The standard deviations of four data sets are shown in the table below. Which of the data sets is the most spread out?

\begin{tabular}{|c|c|}
\hline
Data set & Standard deviation \\
\hline
Data set A & 5.21 \\
\hline
Data set B & 4.88 \\
\hline
Data set C & 6.06 \\
\hline
Data set D & 3.39 \\
\hline
\end{tabular}

A. Data set B
B. Data set D
C. Data set C
D. Data set A



Answer :

To determine which data set is the most spread out, we need to compare the standard deviations of the four data sets.
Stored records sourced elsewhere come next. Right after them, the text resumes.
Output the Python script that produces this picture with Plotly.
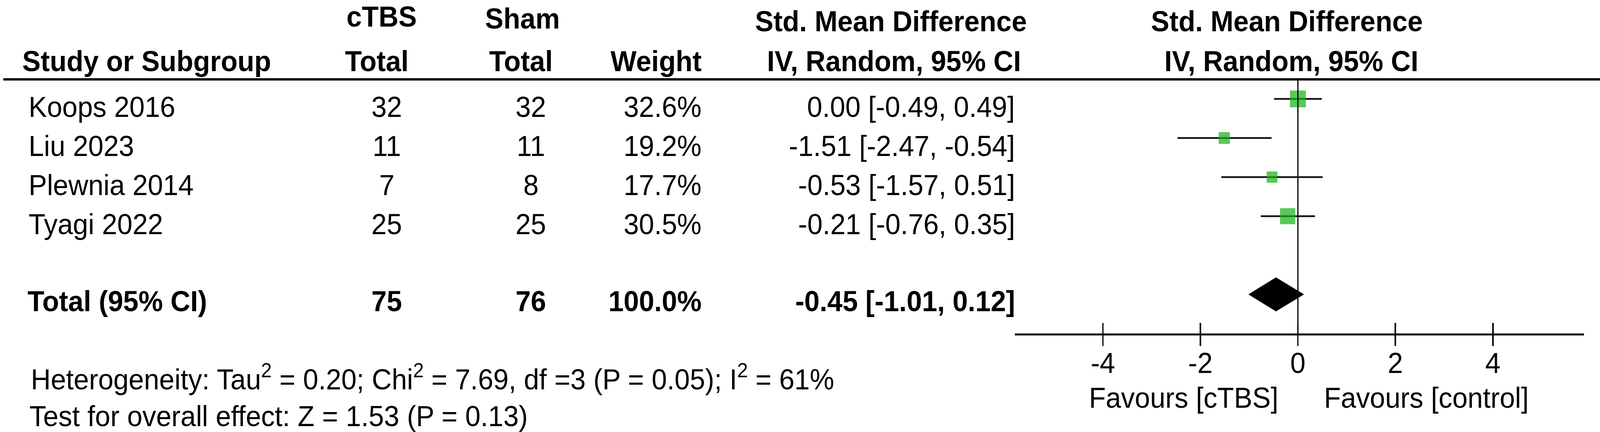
import plotly.graph_objects as go

# forest plot data
studies = ["Koops 2016", "Liu 2023", "Plewnia 2014", "Tyagi 2022"]
ctbs_total = [32, 11, 7, 25]
sham_total = [32, 11, 8, 25]
weights = [32.6, 19.2, 17.7, 30.5]
smd = [0.00, -1.51, -0.53, -0.21]
ci_low = [-0.49, -2.47, -1.57, -0.76]
ci_high = [0.49, -0.54, 0.51, 0.35]

pooled_smd = -0.45
pooled_low = -1.01
pooled_high = 0.12

tick_vals = [-4, -2, 0, 2, 4]
tick_text = ["-4", "-2", "0", "2", "4"]

heterogeneity = "Heterogeneity: Tau<sup>2</sup> = 0.20; Chi<sup>2</sup> = 7.69, df =3 (P = 0.05); I<sup>2</sup> = 61%"
overall_test = "Test for overall effect: Z = 1.53 (P = 0.13)"
favours_left = "Favours [cTBS]"
favours_right = "Favours [control]"

W, H = 4308, 1105
FONT = "Liberation Sans, Arial, sans-serif"
FS = 74
GREEN = "rgb(18,178,18)"

rows = list(range(1, len(studies) + 1))
total_row = len(studies) + 2
axis_row = total_row + 1


def px(x):
    return x / W


def py(y):
    return 1 - y / H


fig = go.Figure()

# confidence interval lines
ci_x, ci_y = [], []
for lo, hi, r in zip(ci_low, ci_high, rows):
    ci_x += [lo, hi, None]
    ci_y += [r, r, None]
fig.add_trace(go.Scatter(x=ci_x, y=ci_y, mode="lines",
                         line=dict(color="#111111", width=4.5), hoverinfo="skip"))

# line of no effect
fig.add_trace(go.Scatter(x=[0, 0], y=[0.5, axis_row], mode="lines", xaxis="x2",
                         line=dict(color="#111111", width=3.5), hoverinfo="skip"))

# study squares
fig.add_trace(go.Scatter(
    x=smd, y=rows, mode="markers",
    marker=dict(symbol="square", color=GREEN, size=[12 + 0.95 * w for w in weights],
                line=dict(width=0)),
    hoverinfo="skip"
))

# pooled diamond
h = 0.43
fig.add_trace(go.Scatter(
    x=[pooled_low, pooled_smd, pooled_high, pooled_smd, pooled_low],
    y=[total_row, total_row - h, total_row, total_row + h, total_row],
    mode="lines", fill="toself", fillcolor="black",
    line=dict(color="black", width=1), hoverinfo="skip"
))

ann = []


def txt(text, x, y, anchor="center", yref="y", bold=False):
    if bold:
        text = "<b>" + text + "</b>"
    ann.append(dict(text=text, x=px(x), xref="paper", y=y, yref=yref,
                    xanchor=anchor, yanchor="middle", showarrow=False,
                    font=dict(family=FONT, size=FS, color="black")))


# headers
txt("cTBS", 1027, -1.11, bold=True)
txt("Sham", 1407, -1.06, bold=True)
txt("Std. Mean Difference", 2399, -0.99, bold=True)
txt("Std. Mean Difference", 3465, -0.99, bold=True)
txt("Study or Subgroup", 58, 0.03, "left", bold=True)
txt("Total", 1014, 0.03, bold=True)
txt("Total", 1402, 0.03, bold=True)
txt("Weight", 1891, 0.03, "right", bold=True)
txt("IV, Random, 95% CI", 2407, 0.03, bold=True)
txt("IV, Random, 95% CI", 3477, 0.03, bold=True)

# study rows
for i, r in enumerate(rows):
    ty = r + 0.2
    txt(studies[i], 75, ty, "left")
    txt(str(ctbs_total[i]), 1041, ty)
    txt(str(sham_total[i]), 1429, ty)
    txt(f"{weights[i]:.1f}%", 1891, ty, "right")
    txt(f"{smd[i]:.2f} [{ci_low[i]:.2f}, {ci_high[i]:.2f}]", 2735, ty, "right")

# total row
ty = total_row + 0.17
txt("Total (95% CI)", 72, ty, "left", bold=True)
txt(str(sum(ctbs_total)), 1041, ty, bold=True)
txt(str(sum(sham_total)), 1429, ty, bold=True)
txt(f"{sum(weights):.1f}%", 1891, ty, "right", bold=True)
txt(f"{pooled_smd:.2f} [{pooled_low:.2f}, {pooled_high:.2f}]", 2735, ty, "right", bold=True)

# footer
txt(heterogeneity, 81, py(965), "left", yref="paper")
txt(overall_test, 77, py(1064), "left", yref="paper")
txt(favours_left, 3187, py(1018), yref="paper")
txt(favours_right, 3840, py(1018), yref="paper")

x_range = [-5.81, 5.87]
x_domain = [px(2732), px(4265)]

fig.update_layout(
    width=W, height=H,
    margin=dict(l=0, r=0, t=0, b=0),
    paper_bgcolor="white", plot_bgcolor="white",
    showlegend=False,
    font=dict(family=FONT, size=FS, color="black"),
    annotations=ann,
    xaxis=dict(domain=x_domain, range=x_range, anchor="y",
               showline=True, linewidth=5, linecolor="black",
               ticks="outside", ticklen=27, tickwidth=4, tickcolor="black",
               tickvals=tick_vals, ticktext=tick_text, ticklabelstandoff=-20,
               tickfont=dict(family=FONT, size=FS, color="black"),
               showgrid=False, zeroline=False, fixedrange=True),
    xaxis2=dict(overlaying="x", range=x_range, anchor="y", side="bottom",
                ticks="inside", ticklen=27, tickwidth=4, tickcolor="black",
                tickvals=tick_vals, showticklabels=False,
                showline=False, showgrid=False, zeroline=False),
    yaxis=dict(domain=[py(853), 1], range=[axis_row, -1.53], visible=False,
               showgrid=False, zeroline=False),
    shapes=[dict(type="line", xref="paper", x0=px(9), x1=1, yref="y", y0=0.5, y1=0.5,
                 line=dict(color="black", width=6))],
)

# the page's CSS viewport doesn't come out at exactly 4308x1105, so stretch the
# fixed-size figure onto the whole window instead of cropping it / leaving a gap
fit_js = """
document.body.style.margin = '0';
document.body.style.overflow = 'hidden';
var gd = document.getElementById('{plot_id}');
var sx = window.innerWidth / %d, sy = window.innerHeight / %d;
gd.style.transformOrigin = '0 0';
gd.style.transform = 'scale(' + sx + ',' + sy + ')';
""" % (W, H)

fig.write_html("out.html", post_script=fit_js, config={"displayModeBar": False})
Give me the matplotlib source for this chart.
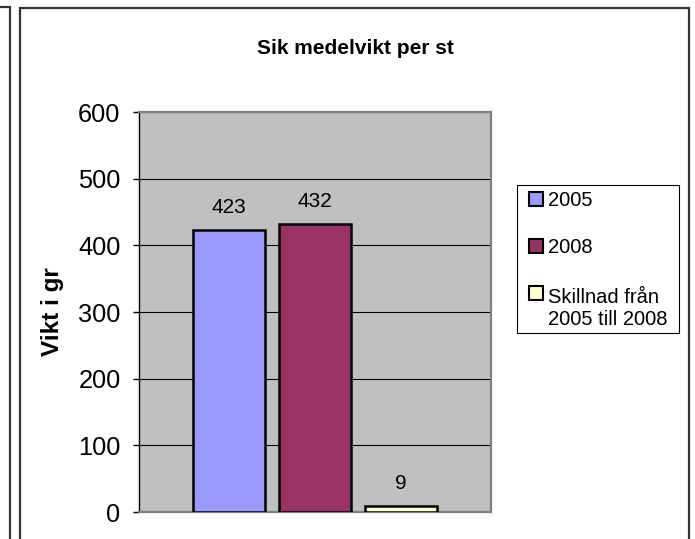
import matplotlib.pyplot as plt
from matplotlib.patches import Rectangle

plt.rcParams['font.family'] = ['Liberation Sans', 'DejaVu Sans']

series = ["2005", "2008", "Skillnad från\n2005 till 2008"]
values = [423, 432, 9]
colors = ["#9999FF", "#993366", "#FFFFCC"]
yticks = [0, 100, 200, 300, 400, 500, 600]

W, H = 695, 539
fig = plt.figure(figsize=(W / 100, H / 100), dpi=100)


def fx(px):
    return px / W


def fy(py):
    return 1 - py / H


# outer chart borders
fig.patches.append(Rectangle((fx(20), fy(560)), fx(669), 552 / H, transform=fig.transFigure,
                             fill=False, edgecolor="#333333", linewidth=1.6))
fig.patches.append(Rectangle((fx(-20), fy(560)), fx(29.5), 553 / H, transform=fig.transFigure,
                             fill=False, edgecolor="#333333", linewidth=1.6))

ax = fig.add_axes([fx(139), fy(512), fx(352), 400 / H])
ax.set_facecolor("#C0C0C0")

pos = [-1, 0, 1]
bars = ax.bar(pos, values, width=0.837, color=colors, edgecolor="black", linewidth=1.8, zorder=3)
for x, v in zip(pos, values):
    ax.annotate(str(v), (x, v), xytext=(0, 12.5), textcoords="offset points",
                ha="center", va="baseline", fontsize=15)

ax.set_xlim(-2.047, 2.047)
ax.set_ylim(0, 600)
ax.set_yticks(yticks)
ax.set_xticks([])
ax.tick_params(axis="y", labelsize=18.3, length=4.3, width=1, pad=9, color="black")
ax.yaxis.grid(True, color="black", linewidth=0.8, zorder=1)
ax.set_axisbelow(True)
for s in ["top", "right", "bottom"]:
    ax.spines[s].set_color("#808080")
    ax.spines[s].set_linewidth(1.6)
ax.spines["left"].set_color("black")
ax.spines["left"].set_linewidth(1)

fig.text(fx(355), fy(54), "Sik medelvikt per st", ha="center", va="baseline",
         fontsize=15, fontweight="bold")
fig.text(fx(53), fy(312), "Vikt i gr", ha="center", va="center", rotation=90,
         fontsize=17.5, fontweight="bold")

# legend
fig.patches.append(Rectangle((fx(517), fy(333)), fx(162), 148 / H, transform=fig.transFigure,
                             facecolor="white", edgecolor="black", linewidth=0.8))
handle_bottoms = [206, 253, 300]
text_baselines = [206, 253, 325]
for label, c, b, t in zip(series, colors, handle_bottoms, text_baselines):
    fig.patches.append(Rectangle((fx(529), fy(b)), fx(14), 14 / H, transform=fig.transFigure,
                                 facecolor=c, edgecolor="black", linewidth=1.5))
    fig.text(fx(548), fy(t), label, ha="left", va="baseline", fontsize=14.5, linespacing=1.2)

fig.savefig("out.png", dpi=100)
The data set with the highest standard deviation will be the one that is the most spread out because standard deviation measures the amount of variation or dispersion in a set of values.

Let's look at the given standard deviations:

- Data set A: 5.21
- Data set B: 4.88
- Data set C: 6.06
- Data set D: 3.39

To find the most spread out data set, we compare these values:

1. Compare 5.21 (A) and 4.88 (B): 5.21 > 4.88, so Data set A is more spread out than Data set B.
2. Compare 5.21 (A) and 6.06 (C): 6.06 > 5.21, so Data set C is more spread out than Data set A.
3. Compare 6.06 (C) and 3.39 (D): 6.06 > 3.39, so Data set C is more spread out than Data set D.

From these comparisons, you can see that the highest standard deviation is 6.06, which corresponds to Data set C.

Hence, the data set that is the most spread out is:

C. Data set C